After that, the plans were moving steadily as Hotel Rwanda opened last April in Kigali for the public viewing at the country’s memorial stadium. While visiting Kigali, she stayed at Hotel De Milles Collines and also met the Rusesabaginas. And, she used her international connections to get Cheadle and his family to not only be at the fundraiser, but to stay in Uganda for a few days to tour northern Uganda.

According to media reports, Cheadle visited IDP camps in the war-ravaged northern region, which was organized by the International Crisis Group and Amnesty International. In addition, it was reported that former U.S. Ambassador to Uganda Jimmy Kolker was one of Cheadle’s guide’s on his country tour.

During the film’s premiere fundraiser in Uganda, the African-American actor encouraged the guests to collectively find a solution to the war.

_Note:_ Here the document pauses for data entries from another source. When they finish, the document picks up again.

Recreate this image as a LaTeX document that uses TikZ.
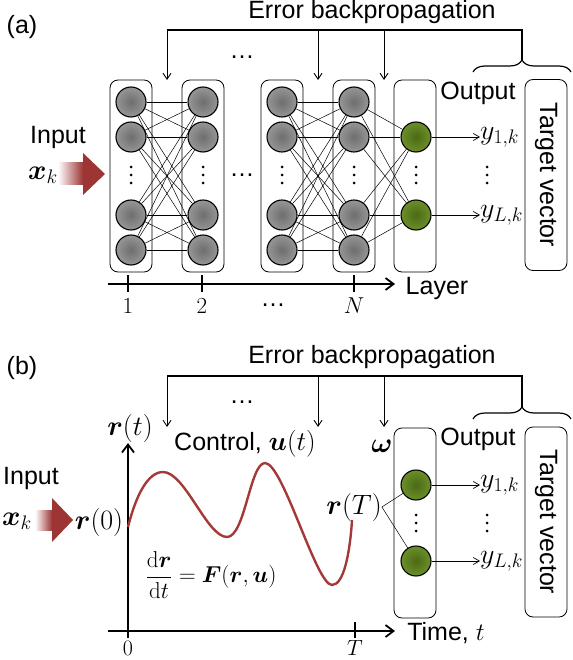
\RequirePackage{fix-cm}
\documentclass[tikz,border=0pt]{standalone}
\usepackage{amsmath}
\usepackage[no-math]{fontspec}
\setmainfont{Liberation Sans}
\usetikzlibrary{arrows.meta,decorations.pathreplacing}
\definecolor{nodeinner}{HTML}{6E6E6E}
\definecolor{nodeouter}{HTML}{969696}
\definecolor{greeninner}{HTML}{4A6A14}
\definecolor{greenouter}{HTML}{6C8F2A}
\definecolor{arrowred}{HTML}{9C3533}
\definecolor{curvered}{HTML}{A43A38}
\newcommand{\vb}[1]{\boldsymbol{#1}}

\begin{document}
\begin{tikzpicture}[x=1pt,y=-1pt,
  every node/.style={font=\fontsize{25}{29}\selectfont,inner sep=0pt},
  neuron/.style={circle,draw,line width=1.1pt,minimum size=30pt,inner color=nodeinner,outer color=nodeouter},
  outneuron/.style={neuron,inner color=greeninner,outer color=greenouter},
  layerbox/.style={draw,line width=0.8pt,rounded corners=8pt,minimum width=42pt},
  targetbox/.style={draw,line width=0.8pt,rounded corners=8pt,minimum height=42pt,rotate=-90},
  link/.style={line width=0.5pt},
  feedback/.style={line width=1.2pt},
  fbarrow/.style={line width=0.9pt,-{Straight Barb[length=6pt,width=8pt]}},
  outarrow/.style={line width=0.7pt,-{Straight Barb[length=6pt,width=7pt]}},
  axis/.style={line width=1.8pt,-{Straight Barb[length=8pt,width=12pt]}},
  tick/.style={line width=1.8pt},
  mathlabel/.style={font=\fontsize{28}{32}\selectfont},
  ticklabel/.style={font=\fontsize{23}{27}\selectfont},
  vdots/.pic={\fill (0,-8) circle (1.5pt) (0,0) circle (1.5pt) (0,8) circle (1.5pt);},
  brace/.style={decorate,decoration={brace,amplitude=12pt},line width=1.2pt},
  curve/.style={draw=curvered,line width=2.4pt}
]
\useasboundingbox (0,0) rectangle (572,660);

% ---------- (a) layered network
\node (labela) at (22,27) {(a)};
\node (errora) at (372,12) {Error backpropagation};
\node (topdotsa) at (242,57) {\dots};

\foreach \l/\x in {1/131,2/203,3/282,4/354}{
  \node[layerbox,minimum height=192pt] (boxa\l) at (\x,176) {};
  \foreach \r/\y in {1/102,2/137,3/215,4/250}
    \node[neuron] (a\l-\r) at (\x,\y) {};
  \pic at (\x,175) {vdots};
}
\node[layerbox,minimum height=192pt] (boxa5) at (415,176) {};
\node[outneuron] (ao-1) at (416,137) {};
\node[outneuron] (ao-2) at (416,215) {};
\pic at (416,175) {vdots};
\node (hdotsa) at (242,175) {\dots};

\foreach \i in {1,...,4}
  \foreach \j in {1,...,4}{
    \draw[link] (a1-\i) -- (a2-\j);
    \draw[link] (a3-\i) -- (a4-\j);
  }
\foreach \i in {1,...,4}
  \foreach \j in {1,2}
    \draw[link] (a4-\i) -- (ao-\j);

% outputs and target
\node (outputa) at (478,93) {Output};
\node[mathlabel,anchor=west] (ya-1) at (480,137) {$y_{1,k}$};
\node[mathlabel,anchor=west] (ya-2) at (480,215) {$y_{L,k}$};
\pic at (487,175) {vdots};
\draw[outarrow] (ao-1) -- (ya-1);
\draw[outarrow] (ao-2) -- (ya-2);
\node[targetbox,minimum width=191pt] (targeta) at (546,175) {Target vector};

% input
\node (inputa) at (58,137) {Input};
\node[mathlabel] (xka) at (43,175) {$\vb{x}_k$};
\shade[left color=white,right color=arrowred] (58,163) rectangle (83,185);
\fill[arrowred] (83,153) -- (105,174) -- (83,195) -- cycle;

% feedback line
\coordinate (fba-0) at (167,30);
\coordinate (fba-1) at (318,30);
\coordinate (fba-2) at (384,30);
\coordinate (fba-3) at (522,30);
\coordinate (bracetipa) at (522,60);
\draw[brace] (473,72) -- (571,72);
\draw[feedback] (bracetipa) -- (fba-3) -- (fba-0);
\draw[fbarrow] (fba-0) -- (167,80);
\draw[fbarrow] (fba-1) -- (318,80);
\draw[fbarrow] (fba-2) -- (384,80);

% layer axis
\node (layerlabel) at (437,288) {Layer};
\draw[axis] (108,284) -- (395,284);
\foreach \x in {128,202,354}
  \draw[tick] (\x,275) -- (\x,292);
\node[ticklabel] (tick-1) at (128,306) {$1$};
\node[ticklabel] (tick-2) at (202,306) {$2$};
\node (tick-dots) at (273,305) {\dots};
\node[ticklabel] (tick-N) at (354,306) {$N$};

% ---------- (b) continuous dynamics
\node (labelb) at (22,368) {(b)};
\node (errorb) at (372,357) {Error backpropagation};
\node (topdotsb) at (242,402) {\dots};

\coordinate (fbb-0) at (167,376);
\coordinate (fbb-1) at (318,376);
\coordinate (fbb-2) at (384,376);
\coordinate (fbb-3) at (522,376);
\coordinate (bracetipb) at (522,407);
\draw[brace] (473,419) -- (571,419);
\draw[feedback] (bracetipb) -- (fbb-3) -- (fbb-0);
\draw[fbarrow] (fbb-0) -- (167,427);
\draw[fbarrow] (fbb-1) -- (318,427);
\draw[fbarrow] (fbb-2) -- (384,427);

% axes
\draw[axis] (128,638) -- (128,443);
\draw[axis] (108,631) -- (395,631);
\draw[tick] (355,622) -- (355,638);
\node[ticklabel,font=\fontsize{22}{26}\selectfont] (zero) at (128,648) {$0$};
\node[ticklabel,font=\fontsize{22}{26}\selectfont] (tickT) at (355,648) {$T$};
\node (timelabel) at (446,633) {Time, $t$};
\node[mathlabel] (rt) at (130,428) {$\vb{r}(t)$};
\node (control) at (245,444) {Control, {\fontsize{27}{31}\selectfont$\vb{u}(t)$}};
\node[mathlabel] (omega) at (382,446) {$\vb{\omega}$};

% trajectory
\draw[curve] (128,527) .. controls (136,495) and (148,472) .. (163,472)
  .. controls (185,472) and (207,537) .. (227,537)
  .. controls (245,537) and (250,463) .. (265,463)
  .. controls (283,463) and (316,585) .. (332,585)
  .. controls (344,585) and (350,552) .. (352,520);
\node[ticklabel] (ode) at (211,575) {$\dfrac{\mathrm{d}\vb{r}}{\mathrm{d}t}=\vb{F}(\vb{r},\vb{u})$};

% input
\node (inputb) at (31,478) {Input};
\node[mathlabel] (xkb) at (17,521) {$\vb{x}_k$};
\shade[left color=white,right color=arrowred] (35,510) rectangle (52,530);
\fill[arrowred] (52,498) -- (73,520) -- (52,542) -- cycle;
\node[mathlabel] (rzero) at (99,522) {$\vb{r}(0)$};

% readout
\node[layerbox,minimum height=190pt] (boxb) at (415,523) {};
\node[outneuron] (bo-1) at (416,485) {};
\node[outneuron] (bo-2) at (416,561) {};
\pic at (416,523) {vdots};
\node[mathlabel] (rT) at (354,507) {$\vb{r}(T)$};
\draw[link] (rT.east) -- (bo-1);
\draw[link] (rT.east) -- (bo-2);

\node (outputb) at (478,439) {Output};
\node[mathlabel,anchor=west] (yb-1) at (480,485) {$y_{1,k}$};
\node[mathlabel,anchor=west] (yb-2) at (480,561) {$y_{L,k}$};
\pic at (487,523) {vdots};
\draw[outarrow] (bo-1) -- (yb-1);
\draw[outarrow] (bo-2) -- (yb-2);
\node[targetbox,minimum width=190pt] (targetb) at (546,522) {Target vector};
\end{tikzpicture}
\end{document}
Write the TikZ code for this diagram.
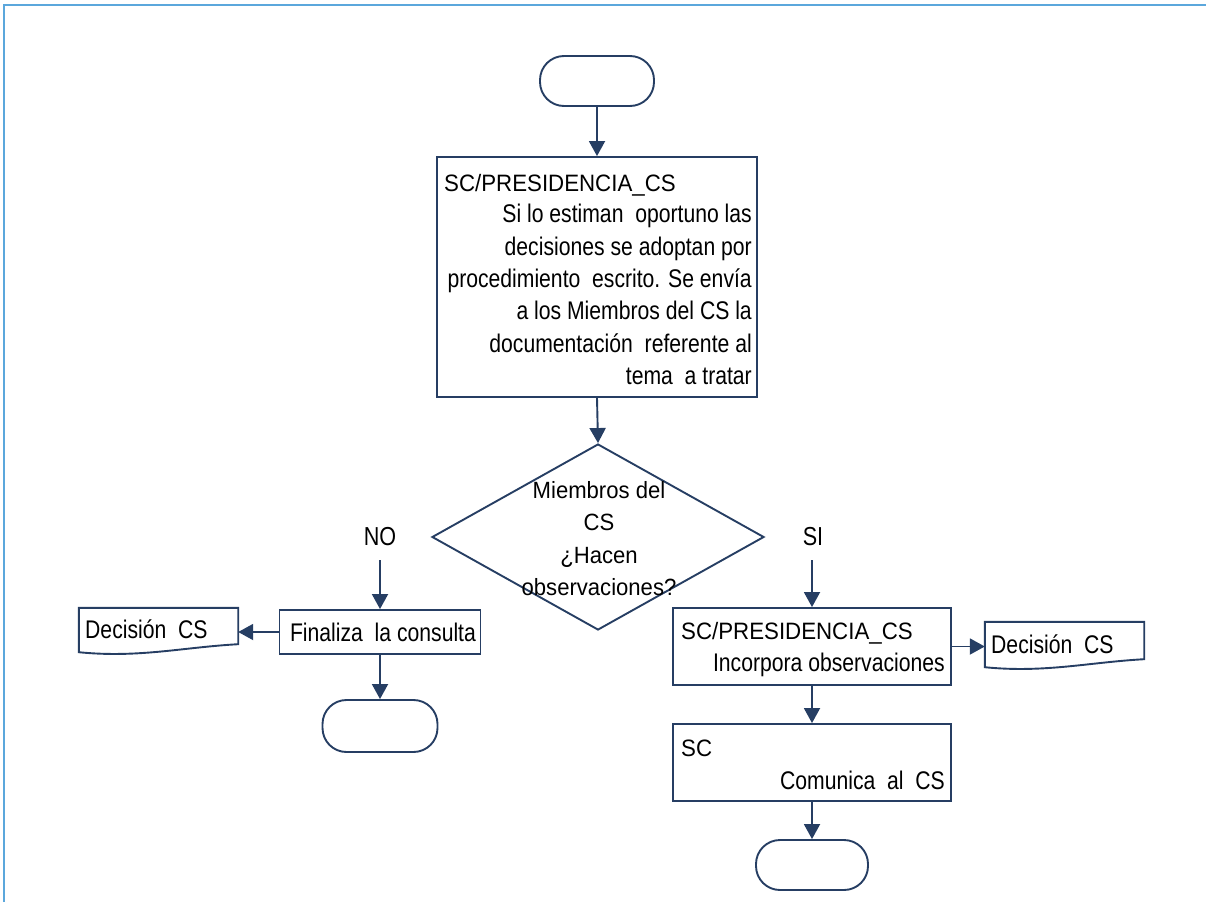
\documentclass[tikz,border=0pt]{standalone}
\usepackage{fontspec}
\setmainfont{Liberation Sans}
\newfontfamily\narrowfont[FakeStretch=0.83]{Liberation Sans}
\newfontfamily\headfont[FakeStretch=0.94]{Liberation Sans}
\usetikzlibrary{shapes.geometric,arrows.meta,calc}

\definecolor{navy}{RGB}{38,62,99}
\definecolor{framebl}{RGB}{91,167,220}

\begin{document}
\begin{tikzpicture}[x=1pt,y=-1pt,
  outline/.style={draw=navy,line width=1.9pt},
  procbox/.style={outline,rectangle,inner sep=0pt},
  termbox/.style={outline,rectangle,rounded corners=24pt,inner sep=0pt},
  docanchor/.style={rectangle,inner sep=0pt},
  decbox/.style={outline,diamond,inner sep=0pt},
  flow/.style={draw=navy,line width=1.9pt,-{Triangle[length=15pt,width=16pt]}},
  bodytxt/.style={font=\narrowfont\fontsize{25.5}{32.4}\selectfont,inner sep=0pt,text=black},
  headtxt/.style={font=\headfont\fontsize{23.7}{28}\selectfont,inner sep=0pt,text=black},
  dectxt/.style={font=\headfont\fontsize{23.5}{32.3}\selectfont,inner sep=0pt,text=black},
  answer/.style={font=\narrowfont\fontsize{26}{30}\selectfont,inner sep=0pt,text=black}]

\useasboundingbox (0,0) rectangle (1206,902);

% page frame (top and left edges)
\draw[framebl,line width=2pt] (4,902) -- (4,5) -- (1206,5);

% shapes
\node[termbox,minimum width=114pt,minimum height=50pt] (start) at (597,81) {};
\node[procbox,minimum width=320pt,minimum height=240pt] (b1) at (597,277) {};
\node[decbox,minimum width=332pt,minimum height=186pt] (dec) at (598,537) {};

\node[procbox,minimum width=201pt,minimum height=44pt,bodytxt] (fin) at (380,632) {\hspace*{6pt}Finaliza\ \ la consulta};
\node[docanchor,minimum width=159pt,minimum height=36pt] (doc1) at (158.5,626) {};
\node[termbox,minimum width=115pt,minimum height=52pt] (end1) at (380,726) {};

\node[procbox,minimum width=278pt,minimum height=77pt] (b2) at (812,646.5) {};
\node[docanchor,minimum width=159pt,minimum height=37pt] (doc2) at (1064.5,640.5) {};
\node[procbox,minimum width=278pt,minimum height=77pt] (b3) at (812,762.5) {};
\node[termbox,minimum width=112pt,minimum height=50pt] (end2) at (812,865) {};

% document shapes with wavy lower edge
\draw[outline] (doc1.north west) -- (doc1.north east) -- (doc1.south east)
  .. controls ($(doc1.south east)+(-55,3)$) and ($(doc1.south west)+(60,14)$)
  .. ($(doc1.south west)+(0,8)$) -- cycle;
\draw[outline] (doc2.north west) -- (doc2.north east) -- (doc2.south east)
  .. controls ($(doc2.south east)+(-55,3)$) and ($(doc2.south west)+(60,14)$)
  .. ($(doc2.south west)+(0,8)$) -- cycle;

% texts
\node[headtxt,anchor=base west] (b1head) at (444,191) {SC/PRESIDENCIA\_CS};
\node[bodytxt,anchor=north east,align=right] (b1body) at (752,204)
  {Si lo estiman\ \ oportuno las\\
   decisiones se adoptan por\\
   procedimiento\ \ escrito. Se envía\\
   a los Miembros del CS la\\
   documentación\ \ referente al\\
   tema\ \ a tratar};

\node[dectxt,anchor=base] (dq1) at (599,498) {Miembros del};
\node[dectxt,anchor=base] (dq2) at (599,530) {CS};
\node[dectxt,anchor=base] (dq3) at (599,563) {¿Hacen};
\node[dectxt,anchor=base] (dq4) at (599,595) {observaciones?};

\node[answer] (no) at (380,537) {NO};
\node[answer] (si) at (813,537) {SI};

\node[bodytxt,anchor=base west] (d1txt) at (85,638) {Decisión\ \ CS};
\node[bodytxt,anchor=base west] (d2txt) at (991,653) {Decisión\ \ CS};

\node[headtxt,anchor=base west] (b2head) at (681,639) {SC/PRESIDENCIA\_CS};
\node[bodytxt,anchor=base east] (b2body) at (945,671) {Incorpora observaciones};
\node[headtxt,anchor=base west] (b3head) at (681,756) {SC};
\node[bodytxt,anchor=base east] (b3body) at (945,789) {Comunica\ \ al\ \ CS};

% connectors
\coordinate (nostart) at (380,560);
\coordinate (sistart) at (812,560);
\draw[flow] (start.south) -- (b1.north);
\draw[flow] (b1.south) -- (dec.north);
\draw[flow] (nostart) -- (fin.north);
\draw[flow] (fin.west) -- (fin.west -| doc1.east);
\draw[flow] (fin.south) -- (end1.north);
\draw[flow] (sistart) -- (b2.north);
\draw[flow] (b2.east) -- (b2.east -| doc2.west);
\draw[flow] (b2.south) -- (b3.north);
\draw[flow] (b3.south) -- (end2.north);
\end{tikzpicture}
\end{document}
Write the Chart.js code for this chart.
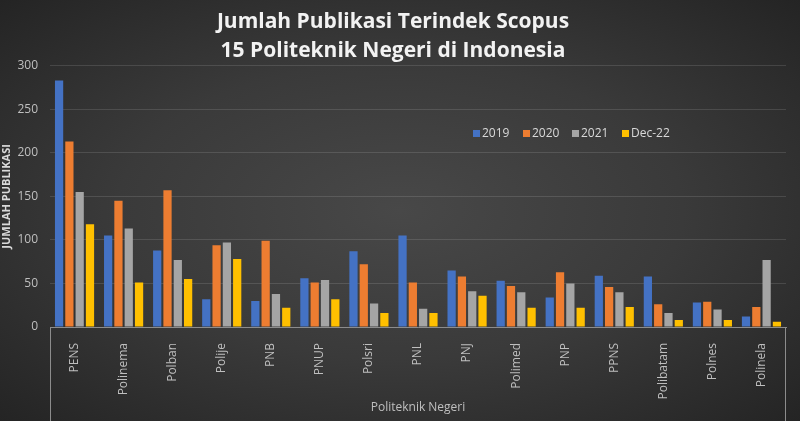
<!DOCTYPE html>
<html>
<head>
<meta charset="utf-8">
<script src="https://cdn.jsdelivr.net/npm/chart.js@4"></script>
<style>
  html, body { margin: 0; padding: 0; }
  body {
    width: 800px; height: 421px; overflow: hidden;
    background: radial-gradient(ellipse at 50% 50%, #484848 0%, #3a3a3a 50%, #242424 100%);
  }
  #wrap { position: relative; width: 800px; height: 421px; }
</style>
</head>
<body>
<div id="wrap"><canvas id="pubChart"></canvas></div>
<script>
// Kategorien (Politeknik) und Werte pro Jahr
const politeknik = ['PENS', 'Polinema', 'Polban', 'Polije', 'PNB', 'PNUP', 'Polsri', 'PNL', 'PNJ', 'Polimed', 'PNP', 'PPNS', 'Polibatam', 'Polnes', 'Polinela'];
const seriesLabels = ['2019', '2020', '2021', 'Dec-22'];
const data2019 = [283, 105, 88, 32, 30, 56, 87, 105, 65, 53, 34, 59, 58, 28, 12];
const data2020 = [213, 145, 157, 94, 99, 51, 72, 51, 58, 47, 63, 46, 26, 29, 23];
const data2021 = [155, 113, 77, 97, 38, 54, 27, 21, 41, 40, 50, 40, 16, 20, 77];
const dataDec22 = [118, 51, 55, 78, 22, 32, 16, 16, 36, 22, 22, 23, 8, 8, 6];
const yTicks = [0, 50, 100, 150, 200, 250, 300];

const barColors = ['#4472C4', '#ED7D31', '#A5A5A5', '#FFC000'];
const textColor = '#bfbfbf';

// Legende innerhalb des Diagrammbereichs zeichnen
const innerLegend = {
    id: 'innerLegend',
    afterDraw(chart) {
        const ctx = chart.ctx;
        const xs = [473, 523, 572, 622];
        ctx.save();
        ctx.font = '12px "Open Sans", sans-serif';
        ctx.textBaseline = 'middle';
        chart.data.datasets.forEach((ds, i) => {
            ctx.fillStyle = ds.backgroundColor;
            ctx.fillRect(xs[i], 130, 7, 7);
            ctx.fillStyle = '#d9d9d9';
            ctx.fillText(ds.label, xs[i] + 9, 134);
        });
        ctx.restore();
    }
};

// Senkrechte Linien unter der x-Achse (links und rechts)
const axisFrame = {
    id: 'axisFrame',
    afterDraw(chart) {
        const { ctx, chartArea } = chart;
        ctx.save();
        ctx.strokeStyle = '#8c8c8c';
        ctx.lineWidth = 1;
        ctx.beginPath();
        ctx.moveTo(chartArea.left + 0.5, chartArea.bottom);
        ctx.lineTo(chartArea.left + 0.5, chart.height);
        ctx.moveTo(chartArea.right - 0.5, chartArea.bottom);
        ctx.lineTo(chartArea.right - 0.5, chart.height);
        ctx.stroke();
        ctx.restore();
    }
};

const seriesData = [data2019, data2020, data2021, dataDec22];

new Chart(document.getElementById('pubChart'), {
    type: 'bar',
    data: {
        labels: politeknik,
        datasets: seriesLabels.map((label, i) => ({
            label: label,
            data: seriesData[i],
            backgroundColor: barColors[i],
            borderWidth: 0,
            categoryPercentage: 0.84,
            barPercentage: 0.8
        }))
    },
    options: {
        responsive: true,
        maintainAspectRatio: false,
        animation: false,
        layout: { padding: { left: 0, right: 14, top: 0, bottom: 0 } },
        plugins: {
            legend: { display: false },
            tooltip: { enabled: false },
            title: {
                display: true,
                text: ['Jumlah Publikasi Terindek Scopus', '15 Politeknik Negeri di Indonesia'],
                color: '#f2f2f2',
                font: { family: '"Open Sans", sans-serif', size: 21, weight: 'bold', lineHeight: 1.4 },
                padding: { top: 7, bottom: 0 }
            }
        },
        scales: {
            x: {
                grid: { display: false },
                border: { display: true, color: '#8c8c8c', width: 1 },
                ticks: {
                    color: textColor,
                    maxRotation: 90,
                    minRotation: 90,
                    padding: 8,
                    font: { family: '"Open Sans", sans-serif', size: 12 }
                },
                title: {
                    display: true,
                    text: 'Politeknik Negeri',
                    color: textColor,
                    font: { family: '"Open Sans", sans-serif', size: 12 },
                    padding: { top: 0, bottom: 6 }
                },
                afterFit(scale) { scale.height = 94; }
            },
            y: {
                min: 0,
                max: 300,
                afterBuildTicks(scale) { scale.ticks = yTicks.map(v => ({ value: v })); },
                grid: { color: 'rgba(255,255,255,0.12)', drawTicks: false },
                border: { display: false },
                ticks: {
                    color: textColor,
                    padding: 12,
                    font: { family: '"Open Sans", sans-serif', size: 12 }
                },
                title: {
                    display: true,
                    text: 'JUMLAH PUBLIKASI',
                    color: '#d9d9d9',
                    font: { family: '"Open Sans", sans-serif', size: 11, weight: 'bold' },
                    padding: { top: 0, bottom: 0 }
                },
                afterFit(scale) { scale.width = 50; }
            }
        }
    },
    plugins: [innerLegend, axisFrame]
});
</script>
</body>
</html>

“There’s a great need to help the children in northern Uganda,” according to an article in Uganda’s The Daily Monitor in July. “I hope this (the premiere fundraiser) will make an inspiration to the people back home in the United States to do something to make a change.”

According to local reports, Cheadle, his wife and two daughters also visited President Paul Kagame in Rwanda after leaving Uganda. And since making the film, he has continued to work with Prendergast and the International Crisis Group. According to an article in Uganda’s New Vision, Cheadle said he was in Sudan last year, and returned home to the United States petitioning the government and other interest groups for aid. He has also visited the refugee camps and the survivors in the Darfur region of Sudan because he is now an activist involved in a documentary film about the region’s genocide.

Cineplex officials say that even though Kabuleeta has recently moved to London, they still plan to make a collaborative attempt to bring more special opportunities like the Hotel Rwanda film premiere fundraiser to Uganda. Kabuleeta said she truly believes that knowledge is the ultimate power for these children in northern Uganda that will shine a bright light into their bleak future by providing a ray of hope for freedom and a new, stable and better life for them.

“My mother has given her soul to educate me,” she said. “No one can take way your education.”